Given material:
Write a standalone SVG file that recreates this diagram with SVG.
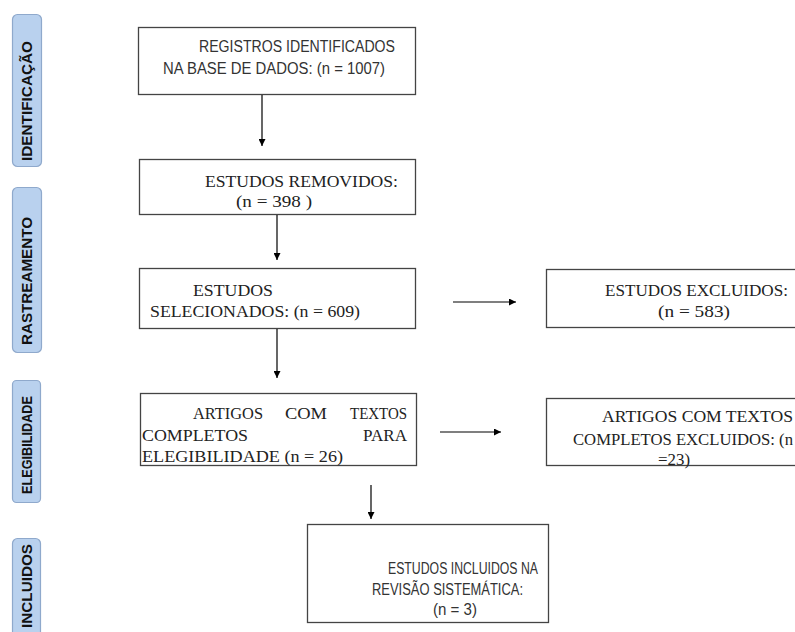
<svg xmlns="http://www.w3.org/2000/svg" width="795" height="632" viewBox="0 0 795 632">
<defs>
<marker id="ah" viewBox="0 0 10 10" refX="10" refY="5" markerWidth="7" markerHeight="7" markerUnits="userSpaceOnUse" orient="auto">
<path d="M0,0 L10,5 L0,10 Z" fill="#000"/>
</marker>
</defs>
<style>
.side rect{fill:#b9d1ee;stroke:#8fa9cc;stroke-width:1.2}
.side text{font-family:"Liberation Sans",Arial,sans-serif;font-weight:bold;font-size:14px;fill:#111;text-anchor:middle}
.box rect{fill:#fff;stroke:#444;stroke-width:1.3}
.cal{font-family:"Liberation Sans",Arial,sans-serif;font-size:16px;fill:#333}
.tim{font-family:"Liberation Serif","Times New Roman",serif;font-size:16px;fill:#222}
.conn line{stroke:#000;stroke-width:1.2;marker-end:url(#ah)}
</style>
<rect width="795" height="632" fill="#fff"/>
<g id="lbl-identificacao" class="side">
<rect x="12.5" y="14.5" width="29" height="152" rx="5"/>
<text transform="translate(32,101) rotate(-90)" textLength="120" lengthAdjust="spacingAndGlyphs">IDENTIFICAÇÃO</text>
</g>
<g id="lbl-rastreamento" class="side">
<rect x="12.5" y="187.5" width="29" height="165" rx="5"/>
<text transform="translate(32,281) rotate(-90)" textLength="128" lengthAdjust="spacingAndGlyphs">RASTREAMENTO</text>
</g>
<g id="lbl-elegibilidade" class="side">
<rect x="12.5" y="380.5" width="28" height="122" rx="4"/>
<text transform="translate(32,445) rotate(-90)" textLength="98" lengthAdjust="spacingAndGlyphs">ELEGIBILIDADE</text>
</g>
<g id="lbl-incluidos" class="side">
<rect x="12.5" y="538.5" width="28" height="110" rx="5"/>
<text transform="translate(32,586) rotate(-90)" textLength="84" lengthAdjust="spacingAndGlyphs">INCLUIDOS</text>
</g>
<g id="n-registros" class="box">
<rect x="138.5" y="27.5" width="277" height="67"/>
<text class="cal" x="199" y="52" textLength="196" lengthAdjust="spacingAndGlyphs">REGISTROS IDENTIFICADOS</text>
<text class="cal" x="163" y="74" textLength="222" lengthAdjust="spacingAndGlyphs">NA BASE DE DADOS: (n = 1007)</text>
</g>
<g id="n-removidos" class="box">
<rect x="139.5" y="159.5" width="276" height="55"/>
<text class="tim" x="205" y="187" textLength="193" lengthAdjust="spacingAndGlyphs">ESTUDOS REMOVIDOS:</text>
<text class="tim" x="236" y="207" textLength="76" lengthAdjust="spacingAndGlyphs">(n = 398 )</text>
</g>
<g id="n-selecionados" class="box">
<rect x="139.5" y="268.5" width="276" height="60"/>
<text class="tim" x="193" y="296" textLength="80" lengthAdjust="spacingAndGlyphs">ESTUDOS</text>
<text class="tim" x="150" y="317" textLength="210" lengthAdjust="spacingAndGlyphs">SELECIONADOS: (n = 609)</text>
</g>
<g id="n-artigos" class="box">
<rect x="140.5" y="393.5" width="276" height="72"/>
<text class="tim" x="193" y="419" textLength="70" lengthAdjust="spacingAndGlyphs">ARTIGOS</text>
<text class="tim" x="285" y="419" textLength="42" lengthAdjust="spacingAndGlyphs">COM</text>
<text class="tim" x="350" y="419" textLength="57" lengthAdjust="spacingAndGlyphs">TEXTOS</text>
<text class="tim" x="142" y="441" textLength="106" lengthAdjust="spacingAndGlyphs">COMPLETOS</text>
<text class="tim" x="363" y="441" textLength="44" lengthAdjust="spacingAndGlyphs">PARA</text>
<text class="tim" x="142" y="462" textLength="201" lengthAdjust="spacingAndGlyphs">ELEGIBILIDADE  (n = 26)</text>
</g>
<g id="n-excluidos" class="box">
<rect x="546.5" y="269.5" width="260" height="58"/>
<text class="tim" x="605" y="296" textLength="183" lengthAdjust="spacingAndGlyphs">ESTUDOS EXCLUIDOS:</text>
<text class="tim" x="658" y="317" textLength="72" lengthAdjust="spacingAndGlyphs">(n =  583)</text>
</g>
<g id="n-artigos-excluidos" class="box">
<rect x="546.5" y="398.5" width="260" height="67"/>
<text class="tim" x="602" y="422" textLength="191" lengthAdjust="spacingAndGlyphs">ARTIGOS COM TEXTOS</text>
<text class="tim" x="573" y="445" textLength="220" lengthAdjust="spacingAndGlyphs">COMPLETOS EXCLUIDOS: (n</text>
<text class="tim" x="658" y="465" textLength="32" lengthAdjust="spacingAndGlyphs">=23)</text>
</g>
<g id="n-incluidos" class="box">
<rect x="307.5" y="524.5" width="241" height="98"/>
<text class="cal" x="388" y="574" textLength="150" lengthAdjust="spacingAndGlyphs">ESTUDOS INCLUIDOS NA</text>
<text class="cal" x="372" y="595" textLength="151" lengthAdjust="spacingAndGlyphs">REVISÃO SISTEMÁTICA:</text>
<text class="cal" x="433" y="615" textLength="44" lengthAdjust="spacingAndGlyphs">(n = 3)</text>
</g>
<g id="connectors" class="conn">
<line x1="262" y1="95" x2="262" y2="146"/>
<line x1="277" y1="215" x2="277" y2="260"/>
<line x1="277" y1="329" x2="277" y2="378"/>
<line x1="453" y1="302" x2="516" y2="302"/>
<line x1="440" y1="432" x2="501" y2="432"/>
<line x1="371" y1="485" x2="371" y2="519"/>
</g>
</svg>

Aim: Each line above is to be copied verbatim. Drop any image from the copy.

Output of the exercise:
Write a standalone SVG file that recreates this diagram with SVG.
<svg xmlns="http://www.w3.org/2000/svg" width="795" height="632" viewBox="0 0 795 632">
<defs>
<marker id="ah" viewBox="0 0 10 10" refX="10" refY="5" markerWidth="7" markerHeight="7" markerUnits="userSpaceOnUse" orient="auto">
<path d="M0,0 L10,5 L0,10 Z" fill="#000"/>
</marker>
</defs>
<style>
.side rect{fill:#b9d1ee;stroke:#8fa9cc;stroke-width:1.2}
.side text{font-family:"Liberation Sans",Arial,sans-serif;font-weight:bold;font-size:14px;fill:#111;text-anchor:middle}
.box rect{fill:#fff;stroke:#444;stroke-width:1.3}
.cal{font-family:"Liberation Sans",Arial,sans-serif;font-size:16px;fill:#333}
.tim{font-family:"Liberation Serif","Times New Roman",serif;font-size:16px;fill:#222}
.conn line{stroke:#000;stroke-width:1.2;marker-end:url(#ah)}
</style>
<rect width="795" height="632" fill="#fff"/>
<g id="lbl-identificacao" class="side">
<rect x="12.5" y="14.5" width="29" height="152" rx="5"/>
<text transform="translate(32,101) rotate(-90)" textLength="120" lengthAdjust="spacingAndGlyphs">IDENTIFICAÇÃO</text>
</g>
<g id="lbl-rastreamento" class="side">
<rect x="12.5" y="187.5" width="29" height="165" rx="5"/>
<text transform="translate(32,281) rotate(-90)" textLength="128" lengthAdjust="spacingAndGlyphs">RASTREAMENTO</text>
</g>
<g id="lbl-elegibilidade" class="side">
<rect x="12.5" y="380.5" width="28" height="122" rx="4"/>
<text transform="translate(32,445) rotate(-90)" textLength="98" lengthAdjust="spacingAndGlyphs">ELEGIBILIDADE</text>
</g>
<g id="lbl-incluidos" class="side">
<rect x="12.5" y="538.5" width="28" height="110" rx="5"/>
<text transform="translate(32,586) rotate(-90)" textLength="84" lengthAdjust="spacingAndGlyphs">INCLUIDOS</text>
</g>
<g id="n-registros" class="box">
<rect x="138.5" y="27.5" width="277" height="67"/>
<text class="cal" x="199" y="52" textLength="196" lengthAdjust="spacingAndGlyphs">REGISTROS IDENTIFICADOS</text>
<text class="cal" x="163" y="74" textLength="222" lengthAdjust="spacingAndGlyphs">NA BASE DE DADOS: (n = 1007)</text>
</g>
<g id="n-removidos" class="box">
<rect x="139.5" y="159.5" width="276" height="55"/>
<text class="tim" x="205" y="187" textLength="193" lengthAdjust="spacingAndGlyphs">ESTUDOS REMOVIDOS:</text>
<text class="tim" x="236" y="207" textLength="76" lengthAdjust="spacingAndGlyphs">(n = 398 )</text>
</g>
<g id="n-selecionados" class="box">
<rect x="139.5" y="268.5" width="276" height="60"/>
<text class="tim" x="193" y="296" textLength="80" lengthAdjust="spacingAndGlyphs">ESTUDOS</text>
<text class="tim" x="150" y="317" textLength="210" lengthAdjust="spacingAndGlyphs">SELECIONADOS: (n = 609)</text>
</g>
<g id="n-artigos" class="box">
<rect x="140.5" y="393.5" width="276" height="72"/>
<text class="tim" x="193" y="419" textLength="70" lengthAdjust="spacingAndGlyphs">ARTIGOS</text>
<text class="tim" x="285" y="419" textLength="42" lengthAdjust="spacingAndGlyphs">COM</text>
<text class="tim" x="350" y="419" textLength="57" lengthAdjust="spacingAndGlyphs">TEXTOS</text>
<text class="tim" x="142" y="441" textLength="106" lengthAdjust="spacingAndGlyphs">COMPLETOS</text>
<text class="tim" x="363" y="441" textLength="44" lengthAdjust="spacingAndGlyphs">PARA</text>
<text class="tim" x="142" y="462" textLength="201" lengthAdjust="spacingAndGlyphs">ELEGIBILIDADE  (n = 26)</text>
</g>
<g id="n-excluidos" class="box">
<rect x="546.5" y="269.5" width="260" height="58"/>
<text class="tim" x="605" y="296" textLength="183" lengthAdjust="spacingAndGlyphs">ESTUDOS EXCLUIDOS:</text>
<text class="tim" x="658" y="317" textLength="72" lengthAdjust="spacingAndGlyphs">(n =  583)</text>
</g>
<g id="n-artigos-excluidos" class="box">
<rect x="546.5" y="398.5" width="260" height="67"/>
<text class="tim" x="602" y="422" textLength="191" lengthAdjust="spacingAndGlyphs">ARTIGOS COM TEXTOS</text>
<text class="tim" x="573" y="445" textLength="220" lengthAdjust="spacingAndGlyphs">COMPLETOS EXCLUIDOS: (n</text>
<text class="tim" x="658" y="465" textLength="32" lengthAdjust="spacingAndGlyphs">=23)</text>
</g>
<g id="n-incluidos" class="box">
<rect x="307.5" y="524.5" width="241" height="98"/>
<text class="cal" x="388" y="574" textLength="150" lengthAdjust="spacingAndGlyphs">ESTUDOS INCLUIDOS NA</text>
<text class="cal" x="372" y="595" textLength="151" lengthAdjust="spacingAndGlyphs">REVISÃO SISTEMÁTICA:</text>
<text class="cal" x="433" y="615" textLength="44" lengthAdjust="spacingAndGlyphs">(n = 3)</text>
</g>
<g id="connectors" class="conn">
<line x1="262" y1="95" x2="262" y2="146"/>
<line x1="277" y1="215" x2="277" y2="260"/>
<line x1="277" y1="329" x2="277" y2="378"/>
<line x1="453" y1="302" x2="516" y2="302"/>
<line x1="440" y1="432" x2="501" y2="432"/>
<line x1="371" y1="485" x2="371" y2="519"/>
</g>
</svg>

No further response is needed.